Did you happen to catch today’s Wall Street Journal front page feature on paper clips? Yes, I just wrote paper clips.
At first I thought this was an odd, boring choice for a story selection, and I pondered why this premier publication would devote prime real estate to such an ordinary product. It didn’t take me long, a couple of sentences, to get its point. I learned that a paper clip is rare because it has withstood its classic design for over 100 years. How many things can you say that about?
This thought led me to further thought about whether we should keep certain things that work well alone and stop slapping “new improved” stickers on just about everything that gets sold or consumed.
DOES EVERYTHING HAVE TO BE NEW AND IMPROVED?
I mean we’ve all heard this statement before, if it ain’t broken don’t fix it.
I don’t like that statement – but, in this case it certainly applies.
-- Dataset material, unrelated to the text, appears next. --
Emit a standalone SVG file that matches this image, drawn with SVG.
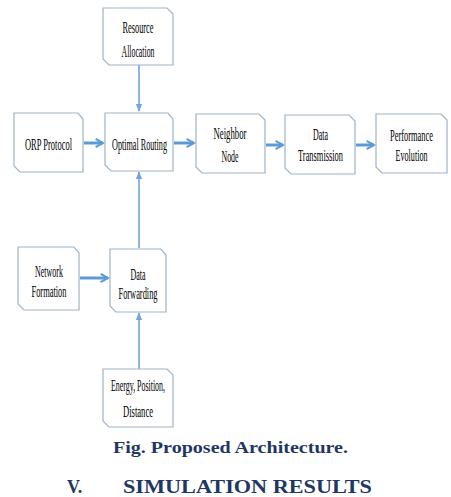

Paper clips are still as relevant today as they were the day they were introduced into the marketplace in 1903. Sure, you can add colors to them or designs or coat them in plastic. But at the end of the day is there any better tool to fix papers without leaving a mark, to un-clog glue bottles or clean under your finger nails in a pinch?
With that being said, are there things about your business or the work that you do that you shouldn’t improve upon because they work well?
A CLASSIC BUSINESS PLAN
Here’s what I would say about my PR business. No matter what new whiz-bang social media tool that comes out, I don’t want to lose personal connection and phone calls. My business success lies in having connections with real people, journalists, and I’ve built up those relationships through the years by having conversations with them over the phone or in-person. That’s really my business secret, my paper clip, if you will and one that I hope to never change.